De vuelta en el albergue lo esperan los guardianes de la puerta, que olfatean al nuevo inquilino que lleva Felipe en brazos. Camino a ubicarlo en su nuevo hogar, pasa al lado de David Múnera Ochoa, que está sentado sacando semillas de sietecueros. Mirándolo caminar, don David relata: “Trabajamos juntos aquí, él encargado de los animalitos y nosotros del vivero. Felipe es demasiado entregado a los animales. Él hace todo por amor a ellos. Le da muy duro que un animal esté enfermo e intenta hasta las últimas. Aquí vienen perros muy heridos y él a los veinte días ya los tiene bien. Siempre está en armonía con ellos, le hacen caso para todo, lo quieren mucho”.
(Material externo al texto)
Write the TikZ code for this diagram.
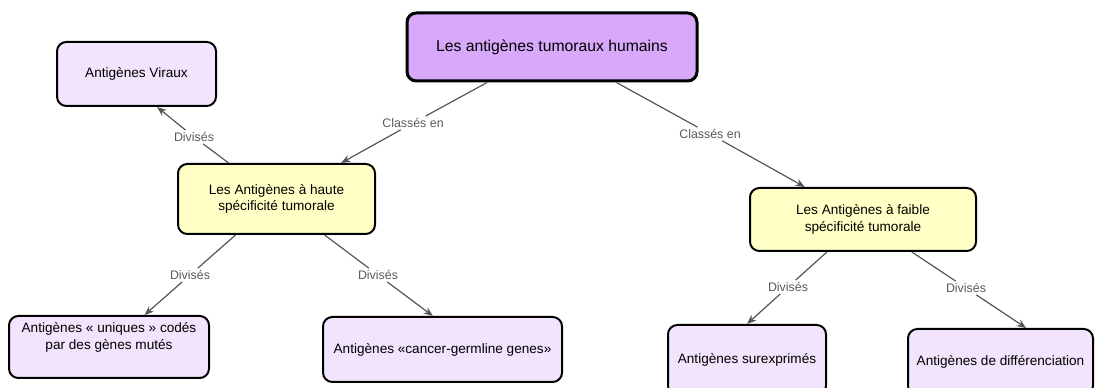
\documentclass[tikz,border=0pt]{standalone}
\usepackage{fontspec}
\setmainfont{Liberation Sans}
\usetikzlibrary{arrows.meta}
\definecolor{rootfill}{HTML}{D8A8FA}
\definecolor{lightpurple}{HTML}{F1E4FC}
\definecolor{lightyellow}{HTML}{FFFFC6}
\definecolor{edgegray}{HTML}{555555}
\definecolor{labgray}{HTML}{5A5A5A}
\begin{document}
\begin{tikzpicture}[x=0.75pt,y=-0.75pt,
 box/.style={draw=black, line width=1.5pt, rounded corners=7pt, align=center, font=\fontsize{10.2}{12.5}\selectfont, inner sep=0pt},
 purplebox/.style={box, fill=lightpurple},
 yellowbox/.style={box, fill=lightyellow},
 rootbox/.style={box, fill=rootfill, line width=2.25pt, font=\fontsize{11.8}{14}\selectfont},
 lab/.style={fill=white, text=labgray, font=\fontsize{9.3}{11}\selectfont, inner sep=1.5pt},
 conn/.style={draw=edgegray, line width=0.9pt},
 arr/.style={conn, -{Stealth[length=7pt,width=5.5pt]}},
]
\useasboundingbox (0,0) rectangle (1097,388);
\begin{scope}
\clip (0,0) rectangle (1097,388);
\node[rootbox, minimum width=217.5pt, minimum height=51pt] (root) at (552,47) {Les antigènes tumoraux humains};
\node[purplebox, minimum width=119.25pt, minimum height=48pt] (viraux) at (136.5,74) {Antigènes Viraux};
\node[yellowbox, minimum width=147.75pt, minimum height=52.5pt] (haute) at (276.5,199) {Les Antigènes à haute\\spécificité tumorale};
\node[yellowbox, minimum width=169.5pt, minimum height=47.25pt] (faible) at (863,219.5) {Les Antigènes à faible\\spécificité tumorale};
\node[purplebox, minimum width=150pt, minimum height=46.5pt] (uniques) at (109,347) {Antigènes « uniques » codés\\par des gènes mutés\\\strut};
\node[purplebox, minimum width=179.25pt, minimum height=48.75pt] (cancer) at (442.5,349.5) {Antigènes «cancer-germline genes»};
\node[purplebox, minimum width=118.5pt, minimum height=52.5pt] (surexp) at (747,360) {Antigènes surexprimés};
\node[purplebox, minimum width=138.75pt, minimum height=49.5pt] (diff) at (1000.5,362) {Antigènes de différenciation};
\end{scope}

\node[lab] (l1) at (413,123) {Classés en};
\node[lab] (l2) at (710,134) {Classés en};
\node[lab] (l3) at (194,137) {Divisés};
\node[lab] (l4) at (190,275) {Divisés};
\node[lab] (l5) at (378,275) {Divisés};
\node[lab] (l6) at (788,287) {Divisés};
\node[lab] (l7) at (966,288) {Divisés};

\draw[conn] (root) -- (l1);
\draw[arr] (l1) -- (haute);
\draw[conn] (root) -- (l2);
\draw[arr] (l2) -- (faible);
\draw[conn] (haute) -- (l3);
\draw[arr] (l3) -- (viraux.-58);
\draw[conn] (haute) -- (l4);
\draw[arr] (l4) -- (uniques.42);
\draw[conn] (haute) -- (l5);
\draw[arr] (l5) -- (cancer.106);
\draw[conn] (faible) -- (l6);
\draw[arr] (l6) -- (surexp.north);
\draw[conn] (faible) -- (l7);
\draw[arr] (l7) -- (diff.53);
\end{tikzpicture}
\end{document}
En la tarde después de alimentar y limpiar por segunda vez, Felipe observa el cielo pensando en lo que quiere para el futuro. Lo más inmediato es que los perros y los dos gatos que tiene en custodia puedan ser adoptados, para ayudar a muchos más, aunque algunos llevan años viviendo en esa montaña. El Centro de Bienestar Animal realiza jornadas de esterilización en las veredas y jornadas de adopción, lo que ayuda a que los casos vayan disminuyendo. A veces hacen caminatas con voluntarios, para que los animales vean espacios distintos y se recreen.

Felipe, con manos para todo, espera poder continuar en su trabajo y en su pueblo, construir su casa y ver crecer a sus dos pequeños hijos. Algo es claro: en esa casa soñada, del color que sea, pero seguro con un jardín bien cuidado y árboles centinelas, no se le negará el amor y el cuidado a ningún animal.